Par conséquent, le rire est souvent une réaction saine et juste, parce qu’il ramène les fausses valeurs à leur juste mesure ; Pascal soutient même qu’il y a de la charité à se moquer des casuistes, parce que ce serait la seule manière de lutter contre leurs erreurs : « Et je vous dirai aussi, mes Pères, qu’on en peut rire sans blesser la charité, quoique ce soit une des choses que vous me reprochez encore dans vos écrits : Car la charité oblige quelquefois à rire des erreurs des hommes pour les porter eux-mêmes à en rire et à les fuir, selon cette parole de S. Augustin : Haec tu misericorditer irride, ut eis ridenda ac fugienda commendes.

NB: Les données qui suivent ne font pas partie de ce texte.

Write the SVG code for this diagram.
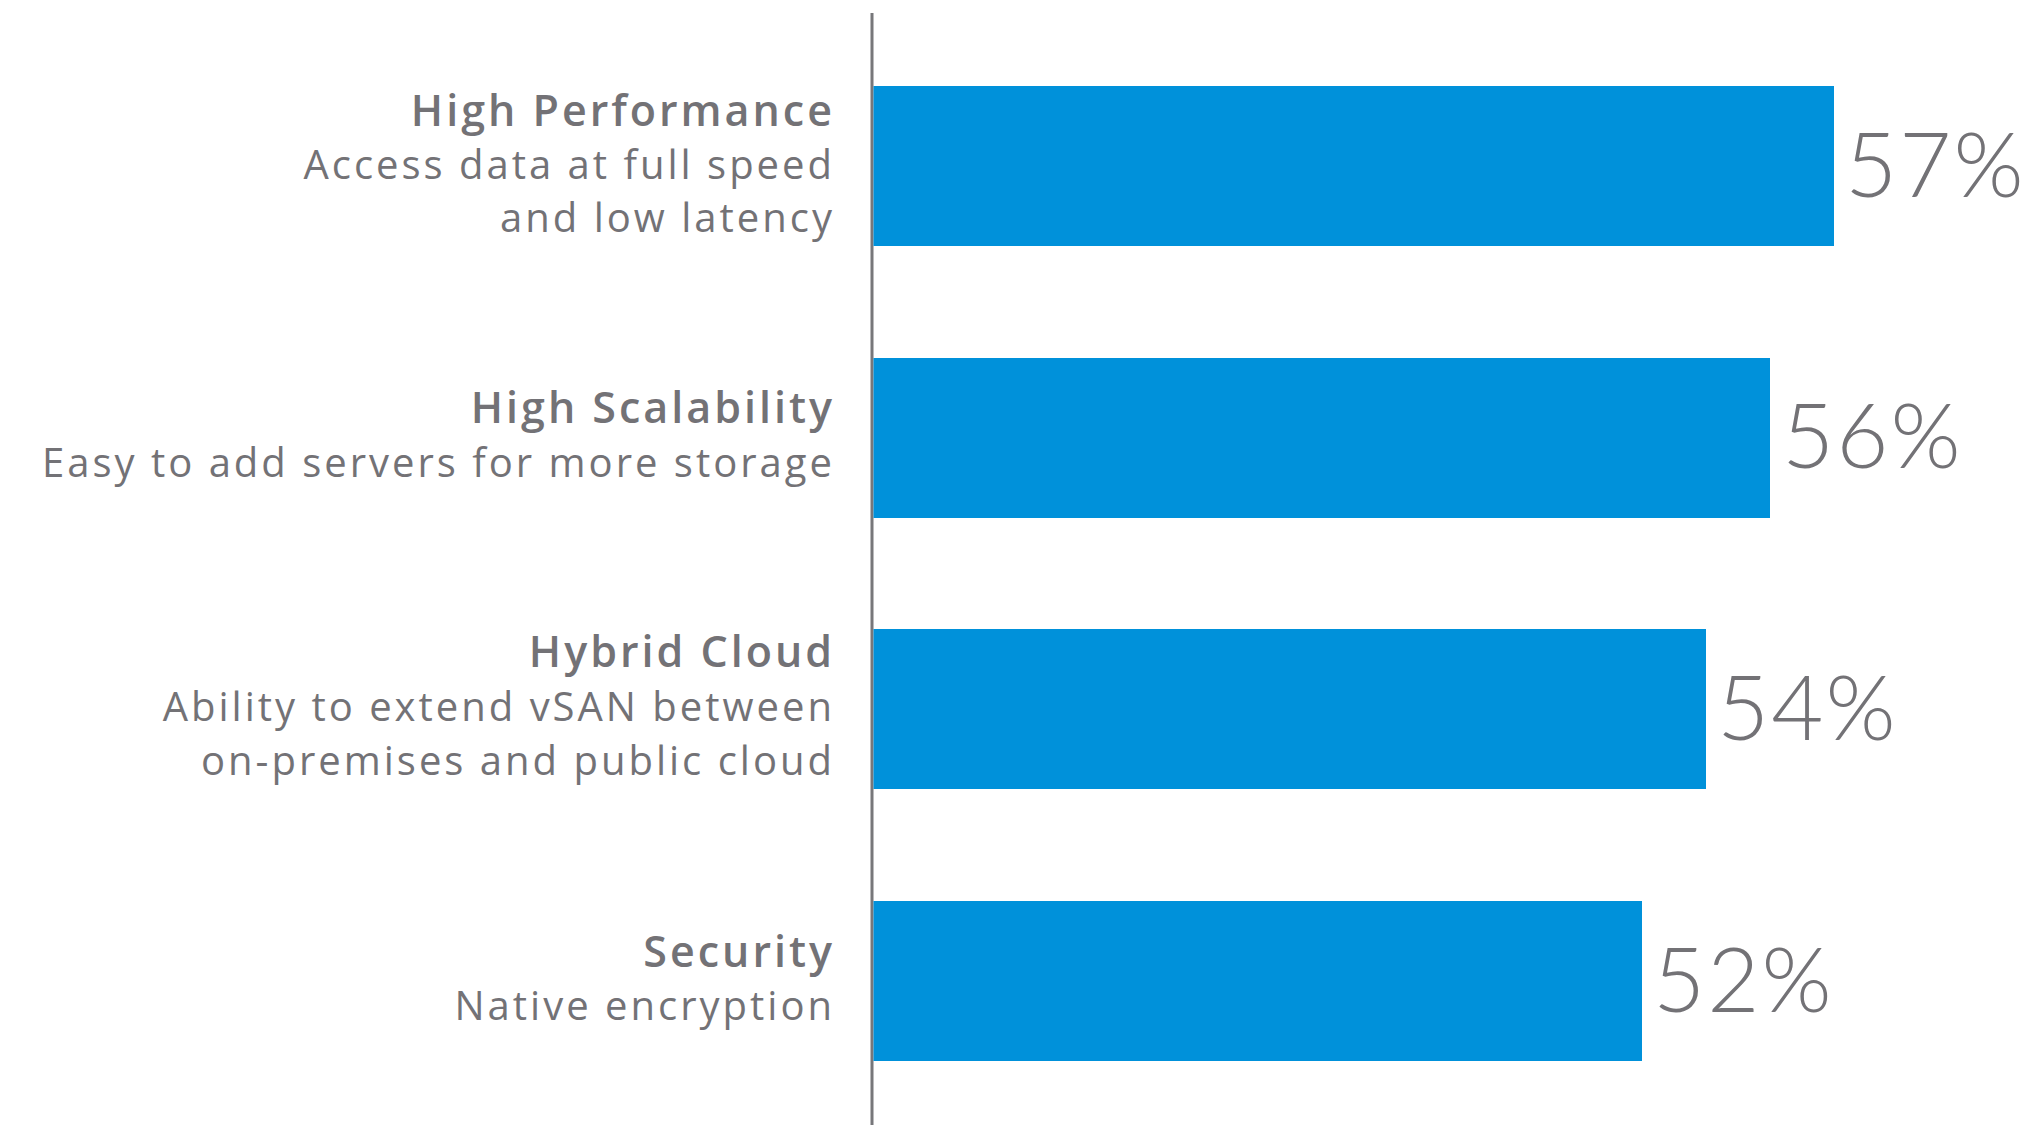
<svg xmlns="http://www.w3.org/2000/svg" width="2029" height="1125" viewBox="0 0 2029 1125">
<style>
.bar{fill:#0091DA}
.axis{stroke:#77777A;stroke-width:3;fill:none}
.t{font-family:"Open Sans","Liberation Sans",sans-serif;fill:#737276;text-anchor:end}
.title{font-size:43px;font-weight:600;letter-spacing:3px}
.sub{font-size:40px;font-weight:400;letter-spacing:3px}
.pct{font-family:Lato,"Open Sans","Liberation Sans",sans-serif;fill:#737276;font-size:90px;font-weight:300;letter-spacing:2px}
</style>
<rect width="2029" height="1125" fill="#ffffff"/>
<g id="axis"><line class="axis" x1="872" y1="13" x2="872" y2="1125"/></g>
<g id="bar-high-performance">
<rect class="bar" x="873.5" y="86" width="960.5" height="160"/>
<text class="t title" x="835" y="126">High Performance</text>
<text class="t sub" x="835" y="179">Access data at full speed</text>
<text class="t sub" x="835" y="232">and low latency</text>
<text class="pct" x="1845" y="197">57%</text>
</g>
<g id="bar-high-scalability">
<rect class="bar" x="873.5" y="358" width="896.5" height="160"/>
<text class="t title" x="835" y="423">High Scalability</text>
<text class="t sub" x="835" y="477">Easy to add servers for more storage</text>
<text class="pct" x="1782" y="468">56%</text>
</g>
<g id="bar-hybrid-cloud">
<rect class="bar" x="873.5" y="629" width="832.5" height="160"/>
<text class="t title" x="835" y="667">Hybrid Cloud</text>
<text class="t sub" x="835" y="721">Ability to extend vSAN between</text>
<text class="t sub" x="835" y="775">on-premises and public cloud</text>
<text class="pct" x="1717" y="740">54%</text>
</g>
<g id="bar-security">
<rect class="bar" x="873.5" y="901" width="768.5" height="160"/>
<text class="t title" x="835" y="967">Security</text>
<text class="t sub" x="835" y="1020">Native encryption</text>
<text class="pct" x="1653" y="1012">52%</text>
</g>
</svg>
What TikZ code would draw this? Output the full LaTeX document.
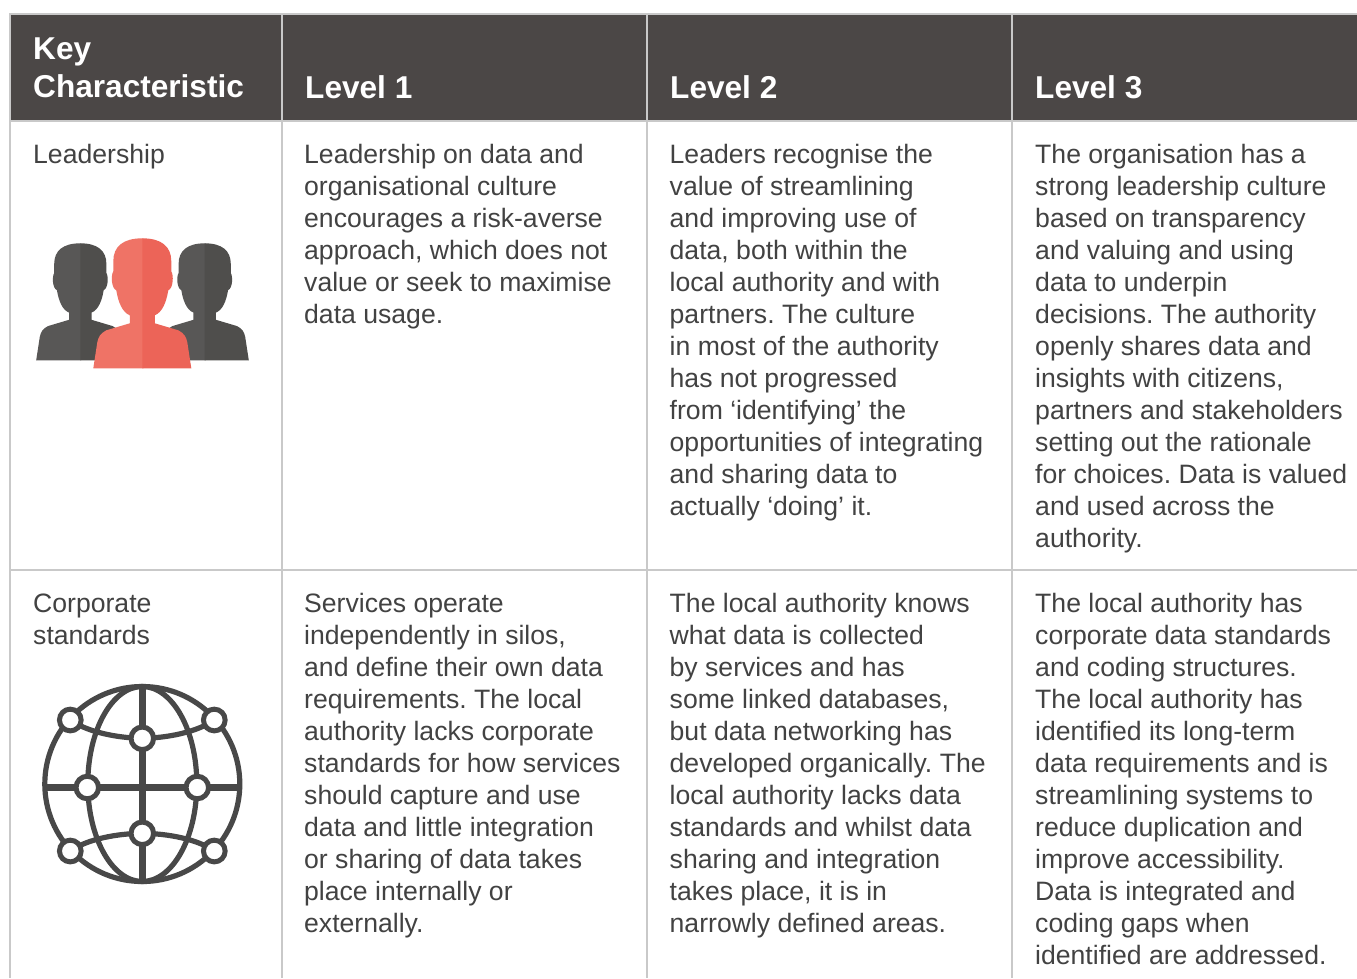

Et la même charité oblige aussi quelquefois à les repousser avec colère, selon cette autre parole de S. Grégoire de Nazianze : L’esprit de charité et de douceur a ses émotions et ses colères. En effet comme dit saint Augustin : Qui oserait dire, que la vérité doit demeurer désarmée contre le mensonge, et qu’il sera permis aux ennemis de la foi, d’effrayer les fidèles par des paroles fortes, et de les réjouir par des rencontres d’esprit agréables ; mais que les catholiques ne doivent écrire qu’avec une froideur de style qui endorme les lecteurs ? » Tout le succès des Provinciales tient à cette utilisation rhétorique du rire dans la controverse de Port-Royal contre les casuistes.

Mais si le rire est parfois la juste réaction face à la disproportion de certaines actions humaines, il existe aussi un rire qui est le signe non pas de la vanité de ce dont on rit, mais de la vanité de celui qui rit. C’est le cas dans le présent fragment : entre deux visages qui se ressemblent, mais qui ne sont pas drôles par eux-mêmes, il n’y a pas de disproportion, mais tout au plus l’effet d’un hasard. Rire de cette coïncidence, c’est donc rire de quelque chose qui ne mérite pas qu’on en rie, autrement dit rire pour rien : ce rire-là est lui-même une vanité, et signe de la vanité de celui qui rit.

 

Mesnard Jean, Les Pensées de Pascal, 2e éd., Paris, SEDES, 1993, p. 190.

Thirouin Laurent, “Les premières liasses des Pensées : architecture et signification”, XVIIe Siècle, n° 177, oct.-déc. 1992, n° 4, p. 451-467.